Rearrange a sequence so that the smallest k elements appear in sorted order, without fully sorting the entire sequence.
Partial sort places the smallest ( k ) elements of a sequence into sorted order at the front, while leaving the remaining elements unordered. It avoids the cost of a full sort when only a prefix of sorted data is needed.
You use it when you care about top ( k ) elements rather than the entire ordering.
Problem
Given an array ( A ) of length ( n ) and an integer ( k ), rearrange ( A ) such that:
- The first ( k ) elements are the smallest ( k ) values in sorted order
- The remaining ( n - k ) elements may appear in any order
Algorithm (Heap based)
Maintain a max heap of size ( k ). This heap stores the current smallest ( k ) elements.

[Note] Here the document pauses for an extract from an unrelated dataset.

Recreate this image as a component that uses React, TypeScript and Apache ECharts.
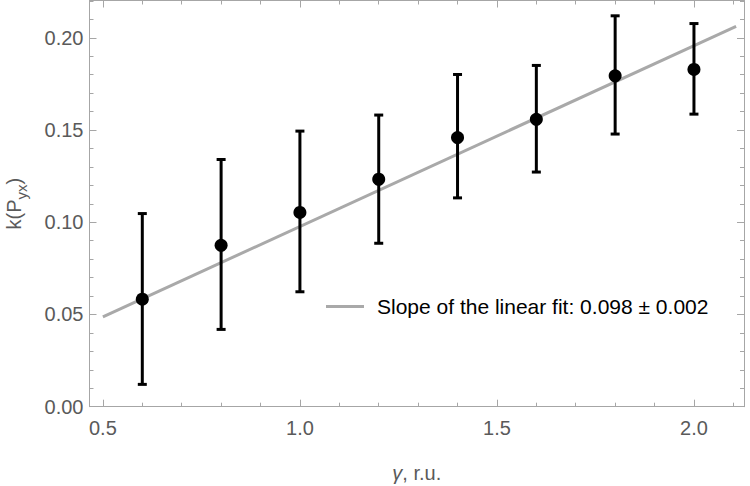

Insert first ( k ) elements into a max heap
For each remaining element:
- If it is smaller than the heap maximum, replace the maximum
Extract elements from heap and sort them
partial_sort(A, k):
heap = max_heap()
for i in 0..k-1:
heap.push(A[i])
for i in k..n-1:
if A[i] < heap.top():
heap.pop()
heap.push(A[i])
result = []
while heap not empty:
result.append(heap.pop())
reverse(result)
return resultExample
Let:
( A = [9, 1, 7, 3, 2, 8, 5] ), ( k = 3 )
Smallest 3 elements:
( [1, 2, 3] )
Final arrangement (one valid result):
( [1, 2, 3, \dots] )
Remaining elements can be in any order.
Correctness
The heap always contains the smallest ( k ) elements seen so far. Any element larger than the heap maximum cannot belong to the smallest ( k ). At the end, the heap contains exactly those ( k ) elements, which are then sorted.
Complexity
| phase | cost |
|---|---|
| build heap | ( O(k) ) |
| scan remaining | ( O((n-k)\log k) ) |
| output sort | ( O(k \log k) ) |
Total:
( O(n \log k) )
Space:
( O(k) )
Alternative (Quickselect based)
- Use selection (Quickselect) to partition around the ( k )-th smallest element
- Sort only the first ( k ) elements
This gives:
- Partition: ( O(n) ) average
- Sort prefix: ( O(k \log k) )
Better when ( k \ll n )
When to Use
Use partial sort when:
- You need top ( k ) smallest or largest elements
- Full ordering is unnecessary
- ( k ) is much smaller than ( n )
Common in ranking, streaming analytics, and search systems.